Converting Metric Units
To convert from one metric unit to another metric unit:
- Determine the location of the original number on the metric scale (pictured in each of the following examples).
- Multiply or divide the original number by 10 raised to the same number of places as is necessary to move to the metric unit you wish to go to. (If changing from a larger to a smaller unit, multiply by 10. If changing from a smaller to a larger unit, divide by 10)
We can also convert from one metric unit to another using unit fractions. Both methods are shown in the following example.
Example 1
Convert 3 kilograms to grams.
Solution
a. 3 kg can be written as 3.0 kg. Then,
Since we are moving from a larger unit to a smaller unit. Multiply the original number by 10 three times.
\(3 \times 10^3=3000\) grams
Thus, \(\text{3 kg = 3,000 g}\).
b. We can also use unit fractions to make this conversion.
Since we are converting to grams, and \(\text{1,000 g = 1 kg}\). we choose the unit fraction \(\dfrac{\text{1,000 g}}{\text{1 kg}}\) since grams is in the numerator.
\(\begin{array} {rcl} {\text{3 kg}} & = & {\text{3 kg} \cdot \dfrac{\text{1,000 g}}{\text{1 kg}}} \\ {} & = & {3 \cancel{\text{ kg}} \cdot \dfrac{\text{1,000 g}}{1 \cancel{\text{ kg}}}} \\ {} & = & {3 \cdot 1,000 \text{ g}} \\ {} & = & {3,000 \text{ g}} \end{array}\)
Example 2
Convert 67.2 hectoliters to milliliters.
Solution
Since we are moving from a larger unit to a smaller unit. Multiply the original number by 10 five times.
\(67.2 \times 10^5=6,720,000\) milliliters
Thus, \(\text{67.2 hL = 6,720,000 mL}\).
Example 3
Convert 100.07 centimeters to meters.
Solution
Since we are moving from a smaller unit to a larger unit. Divide the original number by 10 two times.
\(100.07 \div 10^2=1.0007\) meters
Thus, \(\text{100.07 cm = 1.0007m}\).
Example 4
Convert 0.16 milligrams to grams.
Solution
Since we are moving from a smaller unit to a larger unit.

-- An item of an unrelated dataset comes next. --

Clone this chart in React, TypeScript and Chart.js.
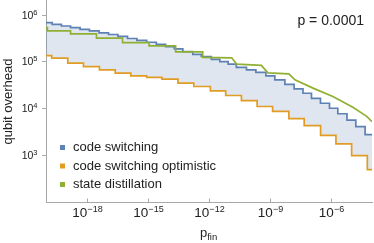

Divide the original number by 10 three times.
\(0.16 \div 10^3=0.00016\) grams
Thus, \(\text{0.16 mg = 0.00016}\).
Example 5
A medication is sold in 5 milligram size capsules. The pharmacist receives the medication that that is used to fill the capsules in 3.5 kilogram bags. How many capsules can be produced?
Solution
First we need to convert from kilograms to milligrams. Since we are moving from a larger to a smaller unit. Multiply the original number by 10 six times.
\(3.5 \times 10^6=3,500,000\) milligrams
Each capuse holds 5 milligrams, so we divide the number we just found by 5 to determine the number of capsules that can be filled.

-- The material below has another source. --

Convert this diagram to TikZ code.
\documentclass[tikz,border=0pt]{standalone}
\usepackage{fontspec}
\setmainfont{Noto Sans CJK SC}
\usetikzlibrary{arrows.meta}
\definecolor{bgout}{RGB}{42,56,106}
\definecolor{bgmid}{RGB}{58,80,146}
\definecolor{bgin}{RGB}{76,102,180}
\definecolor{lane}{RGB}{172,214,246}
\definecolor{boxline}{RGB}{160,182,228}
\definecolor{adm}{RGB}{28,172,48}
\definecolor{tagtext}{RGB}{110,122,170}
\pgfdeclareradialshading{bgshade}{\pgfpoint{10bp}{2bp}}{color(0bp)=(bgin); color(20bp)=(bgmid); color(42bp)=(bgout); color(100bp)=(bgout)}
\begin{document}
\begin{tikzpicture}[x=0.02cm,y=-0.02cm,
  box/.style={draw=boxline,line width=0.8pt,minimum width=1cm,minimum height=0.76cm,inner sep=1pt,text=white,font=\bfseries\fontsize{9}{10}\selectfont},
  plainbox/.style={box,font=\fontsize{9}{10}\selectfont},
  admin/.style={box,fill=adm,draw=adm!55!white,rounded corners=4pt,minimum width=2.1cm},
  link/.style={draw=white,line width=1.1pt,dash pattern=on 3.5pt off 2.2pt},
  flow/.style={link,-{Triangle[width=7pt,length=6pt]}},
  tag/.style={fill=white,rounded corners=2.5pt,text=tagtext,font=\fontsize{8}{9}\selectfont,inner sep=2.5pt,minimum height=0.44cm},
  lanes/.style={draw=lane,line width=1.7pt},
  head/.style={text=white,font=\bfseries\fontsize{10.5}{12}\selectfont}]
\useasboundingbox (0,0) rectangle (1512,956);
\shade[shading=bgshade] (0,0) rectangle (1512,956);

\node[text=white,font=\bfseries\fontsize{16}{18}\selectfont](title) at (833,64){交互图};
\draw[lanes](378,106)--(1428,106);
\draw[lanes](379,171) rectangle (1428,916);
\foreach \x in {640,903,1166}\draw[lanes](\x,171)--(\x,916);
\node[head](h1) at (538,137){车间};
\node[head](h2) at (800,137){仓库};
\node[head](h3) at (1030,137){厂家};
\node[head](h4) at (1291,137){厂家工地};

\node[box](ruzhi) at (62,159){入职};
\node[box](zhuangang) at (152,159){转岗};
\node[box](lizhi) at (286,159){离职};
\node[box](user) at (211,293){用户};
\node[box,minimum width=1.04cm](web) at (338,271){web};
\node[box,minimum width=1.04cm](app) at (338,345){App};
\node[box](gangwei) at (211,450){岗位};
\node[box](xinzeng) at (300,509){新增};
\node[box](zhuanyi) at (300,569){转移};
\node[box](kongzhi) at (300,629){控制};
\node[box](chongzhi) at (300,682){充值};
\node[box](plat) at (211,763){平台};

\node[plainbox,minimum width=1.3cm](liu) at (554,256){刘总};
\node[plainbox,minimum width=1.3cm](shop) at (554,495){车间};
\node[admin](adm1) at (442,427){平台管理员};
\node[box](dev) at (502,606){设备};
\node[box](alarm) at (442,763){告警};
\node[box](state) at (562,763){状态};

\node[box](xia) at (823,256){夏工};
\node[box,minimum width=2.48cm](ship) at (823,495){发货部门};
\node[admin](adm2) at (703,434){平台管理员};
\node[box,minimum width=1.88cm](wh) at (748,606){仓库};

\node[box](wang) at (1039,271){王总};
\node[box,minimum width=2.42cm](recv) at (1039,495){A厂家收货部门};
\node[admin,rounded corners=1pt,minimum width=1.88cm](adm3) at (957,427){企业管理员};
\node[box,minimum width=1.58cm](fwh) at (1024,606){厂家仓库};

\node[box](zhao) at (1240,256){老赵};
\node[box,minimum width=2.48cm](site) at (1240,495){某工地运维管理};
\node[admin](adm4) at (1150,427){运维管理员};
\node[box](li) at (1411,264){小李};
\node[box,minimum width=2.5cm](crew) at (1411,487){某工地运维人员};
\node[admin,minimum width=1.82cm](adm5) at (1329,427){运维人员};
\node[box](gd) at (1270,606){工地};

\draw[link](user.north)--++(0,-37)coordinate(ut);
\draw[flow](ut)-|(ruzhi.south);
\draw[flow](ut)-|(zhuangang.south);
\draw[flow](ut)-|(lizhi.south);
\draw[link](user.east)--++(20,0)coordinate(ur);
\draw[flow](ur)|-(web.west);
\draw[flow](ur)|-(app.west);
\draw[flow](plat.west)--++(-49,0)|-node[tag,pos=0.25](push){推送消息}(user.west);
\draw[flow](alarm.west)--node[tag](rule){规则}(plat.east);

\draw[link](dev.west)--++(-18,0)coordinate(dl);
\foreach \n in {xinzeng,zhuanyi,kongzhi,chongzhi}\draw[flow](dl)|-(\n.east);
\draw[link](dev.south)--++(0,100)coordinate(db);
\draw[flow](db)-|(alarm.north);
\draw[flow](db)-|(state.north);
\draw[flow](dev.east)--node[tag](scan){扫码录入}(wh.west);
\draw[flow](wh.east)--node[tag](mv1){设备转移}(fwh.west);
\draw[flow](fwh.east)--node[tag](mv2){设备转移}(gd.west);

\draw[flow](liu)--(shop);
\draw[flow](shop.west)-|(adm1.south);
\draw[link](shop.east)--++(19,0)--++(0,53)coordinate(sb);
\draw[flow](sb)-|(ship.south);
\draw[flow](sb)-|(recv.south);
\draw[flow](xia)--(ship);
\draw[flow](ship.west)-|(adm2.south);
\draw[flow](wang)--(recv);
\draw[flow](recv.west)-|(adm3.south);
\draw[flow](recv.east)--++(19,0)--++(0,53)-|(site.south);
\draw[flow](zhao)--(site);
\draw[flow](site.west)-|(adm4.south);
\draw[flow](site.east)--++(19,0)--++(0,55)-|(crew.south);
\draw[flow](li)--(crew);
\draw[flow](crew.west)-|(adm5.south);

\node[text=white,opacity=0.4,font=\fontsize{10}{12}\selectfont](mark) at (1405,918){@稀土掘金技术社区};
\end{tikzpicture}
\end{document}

\(3,500,000\div 5=700,000\) capsules
Thus, 3.5 kilograms of the medication produce 700,000 capsules.
Try It Now 1
Make the following conversions. If a fraction occurs, convert it to a decimal rounded to two decimal places.
- 411 kilograms to grams
- 5.626 liters to centiliters
- 80 milliliters to kiloliters
- 150 milligrams to centigrams
- 2.5 centimeters to meters
- Answer
-
- 411,000 g
- 562.6 cL
- 0.00008 kL
- 15 cg
- 0.025 m